My wife and I have been given somewhat of a reprieve. Unimin has withdrawn their offers to purchase from the numerous absentee owners. Very few of the people signing on to sell to the mine actually live on the land. Their greed for money is easily satisfied when they don’t have a vested interest. I still worry though. Unimin actually purchased land for a transportation corridor to the railroad. The loadout would be on Wally Everson’s land. The 40 acres across the road from me was sold to Unimin for over a half a million dollars. Five hundred fifty thousand dollars for and old house, an old garage and a newer pole shed. All are now gone, as are all the marketable trees that went with the previous owner.
As for Wally Everson, he resigned his supervisor position in the middle of his term after he finished getting the AllEnergy Development Agreement finalized. I filled an Affidavit with the Jackson County District Attorney outlining what I believe were wrong doings by Wally. The D.A. declined to make charges.
Me? I’m just trying to find peace, happiness and wellness for the remaining years of my life. An industrial sand mine should not be able to destroy a person’s life work and dreams.
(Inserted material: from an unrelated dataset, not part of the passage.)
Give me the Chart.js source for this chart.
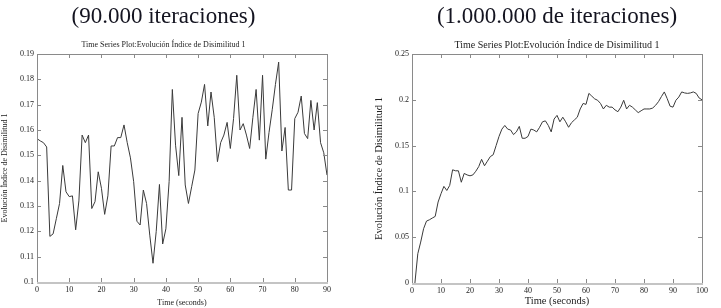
<!DOCTYPE html>
<html>
<head>
<meta charset="utf-8">
<script src="https://cdn.jsdelivr.net/npm/chart.js@4"></script>
<style>
  html, body { margin: 0; padding: 0; background: #fff; }
  body { width: 721px; height: 308px; position: relative; overflow: hidden; }
  #leftChart { position: absolute; left: 0; top: 0; }
  #rightChart { position: absolute; left: 360px; top: 0; }
</style>
</head>
<body>
<canvas id="leftChart" width="360" height="308"></canvas>
<canvas id="rightChart" width="361" height="308"></canvas>
<script>
// headings, chart titles and axis labels
const leftHeading = '(90.000 iteraciones)';
const rightHeading = '(1.000.000 de iteraciones)';
const plotTitle = 'Time Series Plot:Evolución Índice de Disimilitud 1';
const yTitle = 'Evolución Índice de Disimilitud 1';
const xTitle = 'Time (seconds)';

// 90.000 iteraciones, one value per second from 0 to 90
const leftValues = [
    0.1566, 0.1557, 0.155, 0.1533, 0.118, 0.119, 0.125, 0.131, 0.146, 0.1356,
    0.1337, 0.134, 0.1206, 0.132, 0.158, 0.155, 0.158, 0.129, 0.1317, 0.1435,
    0.137, 0.1267, 0.134, 0.1537, 0.1537, 0.157, 0.157, 0.162, 0.155, 0.149,
    0.1396, 0.124, 0.1225, 0.1363, 0.131, 0.1185, 0.1074, 0.12, 0.1385, 0.115,
    0.121, 0.1396, 0.176, 0.154, 0.142, 0.165, 0.1383, 0.131, 0.1376, 0.1442,
    0.1665, 0.171, 0.178, 0.1616, 0.175, 0.165, 0.1475, 0.155, 0.158, 0.163,
    0.1527, 0.1645, 0.1816, 0.160, 0.1625, 0.158, 0.1527, 0.165, 0.176, 0.156,
    0.1816, 0.1485, 0.159, 0.168, 0.178, 0.1868, 0.1517, 0.161, 0.1363, 0.1363,
    0.1645, 0.167, 0.1734, 0.1586, 0.1566, 0.1717, 0.160, 0.1708, 0.155, 0.151,
    0.1422
];

// 1.000.000 de iteraciones, one value per second from 1 to 100
const rightValues = [
    0.0, 0.032, 0.0447, 0.0593, 0.0676, 0.069, 0.0709, 0.0727, 0.0884, 0.0975,
    0.1055, 0.101, 0.1065, 0.1236, 0.1225, 0.1225, 0.110, 0.1196, 0.118, 0.117,
    0.118, 0.122, 0.127, 0.135, 0.128, 0.133, 0.138, 0.140, 0.150, 0.160,
    0.168, 0.172, 0.168, 0.167, 0.162, 0.165, 0.171, 0.158, 0.158, 0.160,
    0.168, 0.167, 0.165, 0.170, 0.176, 0.177, 0.172, 0.165, 0.179, 0.183,
    0.176, 0.181, 0.176, 0.170, 0.175, 0.178, 0.181, 0.190, 0.196, 0.195,
    0.207, 0.204, 0.201, 0.1995, 0.196, 0.190, 0.194, 0.192, 0.192, 0.189,
    0.187, 0.192, 0.1995, 0.190, 0.194, 0.192, 0.189, 0.186, 0.188, 0.190,
    0.190, 0.190, 0.191, 0.194, 0.198, 0.2035, 0.2086, 0.2013, 0.193, 0.192,
    0.1995, 0.203, 0.2086, 0.2075, 0.207, 0.2075, 0.2086, 0.207, 0.202, 0.200
];

const serif = '"Liberation Serif", serif';

// box around the plot with short ticks pointing inwards
const frameTicks = {
    id: 'frameTicks',
    afterDraw(chart) {
        const { ctx, chartArea: a, scales: { x, y } } = chart;
        ctx.save();
        ctx.lineWidth = 1;
        ctx.strokeStyle = '#8a8a8a';
        ctx.strokeRect(Math.round(a.left) + 0.5, Math.round(a.top) + 0.5,
            Math.round(a.width), Math.round(a.height));
        ctx.beginPath();
        x.ticks.forEach(t => {
            const px = Math.round(x.getPixelForValue(t.value)) + 0.5;
            ctx.moveTo(px, a.bottom); ctx.lineTo(px, a.bottom - 4);
            ctx.moveTo(px, a.top); ctx.lineTo(px, a.top + 4);
        });
        y.ticks.forEach(t => {
            const py = Math.round(y.getPixelForValue(t.value)) + 0.5;
            ctx.moveTo(a.left, py); ctx.lineTo(a.left + 4, py);
            ctx.moveTo(a.right, py); ctx.lineTo(a.right - 4, py);
        });
        ctx.stroke();
        ctx.lineWidth = 2;
        ctx.strokeStyle = '#c4c4c4';
        ctx.beginPath();
        ctx.moveTo(a.left, Math.round(a.bottom) + 1);
        ctx.lineTo(a.right + 1, Math.round(a.bottom) + 1);
        ctx.stroke();
        ctx.restore();
    }
};

const makeChart = (canvasId, heading, points, opts) => {
    const ctx = document.getElementById(canvasId).getContext('2d');
    return new Chart(ctx, {
        type: 'line',
        data: {
            datasets: [{
                data: points,
                borderColor: '#3a3a3a',
                borderWidth: 1,
                pointRadius: 0,
                tension: 0,
                fill: false
            }]
        },
        options: {
            responsive: false,
            animation: false,
            layout: { padding: opts.padding },
            plugins: {
                legend: { display: false },
                tooltip: { enabled: false },
                title: {
                    display: true,
                    text: heading,
                    color: '#141420',
                    fullSize: opts.fullSize,
                    font: { family: serif, size: 23, weight: 'normal', lineHeight: 1.2 },
                    padding: { top: 3, bottom: opts.headGap }
                },
                subtitle: {
                    display: true,
                    text: plotTitle,
                    color: '#222',
                    fullSize: opts.fullSize,
                    font: { family: serif, size: opts.titleSize, weight: 'normal', lineHeight: 1.2 },
                    padding: { top: 0, bottom: opts.titleGap }
                }
            },
            scales: {
                x: {
                    type: 'linear',
                    min: 0,
                    max: opts.xMax,
                    grid: { display: false, drawTicks: false, tickLength: 0 },
                    border: { display: false },
                    ticks: {
                        stepSize: 10,
                        color: '#222',
                        padding: 3,
                        maxRotation: 0,
                        font: { family: serif, size: 8 }
                    },
                    title: {
                        display: true,
                        text: xTitle,
                        color: '#222',
                        padding: 0,
                        font: { family: serif, size: opts.axisTitleSize }
                    },
                    afterFit: scale => { scale.height = opts.xHeight; }
                },
                y: {
                    min: opts.yMin,
                    max: opts.yMax,
                    grid: { display: false, drawTicks: false, tickLength: 0 },
                    border: { display: false },
                    ticks: {
                        stepSize: opts.yStep,
                        color: '#222',
                        padding: 3,
                        font: { family: serif, size: 8 },
                        callback: v => String(+v.toFixed(2))
                    },
                    title: {
                        display: true,
                        text: yTitle,
                        color: '#222',
                        padding: { top: opts.yTitlePad, bottom: 0 },
                        font: { family: serif, size: opts.axisTitleSize }
                    },
                    afterFit: scale => { scale.width = opts.yWidth; }
                }
            }
        },
        plugins: [frameTicks]
    });
};

makeChart('leftChart', leftHeading, leftValues.map((v, i) => ({ x: i, y: v })), {
    padding: { top: 0, right: 33, bottom: 0, left: 0 },
    fullSize: true,
    headGap: 9.6,
    titleSize: 8,
    titleGap: 4.2,
    axisTitleSize: 8,
    yTitlePad: 0,
    xMax: 90, yMin: 0.1, yMax: 0.19, yStep: 0.01,
    xHeight: 26, yWidth: 37
});

makeChart('rightChart', rightHeading, rightValues.map((v, i) => ({ x: i + 1, y: v })), {
    padding: { top: 0, right: 19, bottom: 0, left: 0 },
    fullSize: false,
    headGap: 8.4,
    titleSize: 10,
    titleGap: 3,
    axisTitleSize: 10.5,
    yTitlePad: 13,
    xMax: 100, yMin: 0, yMax: 0.25, yStep: 0.05,
    xHeight: 25, yWidth: 52
});
</script>
</body>
</html>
As for property value guarantees…Why should sand mines be able to pay three times the going rate for land they want to acquire, yet only be required to pay fair market value for yours if you can’t stand to be around them. My house needed a new roof. Will I ever get my money back from that expense? I can see Wisconsin Proppants mine from my mailbox. Will the pollution blowing from it kill me? Will I ever speak to my brother again for what he has done? I’ve decided to cut my losses and not leave. I’ve decided to fight, and that’s why I’m here today. But I always have to remember, there is still sand in my brother’s hills and someone wants it bad.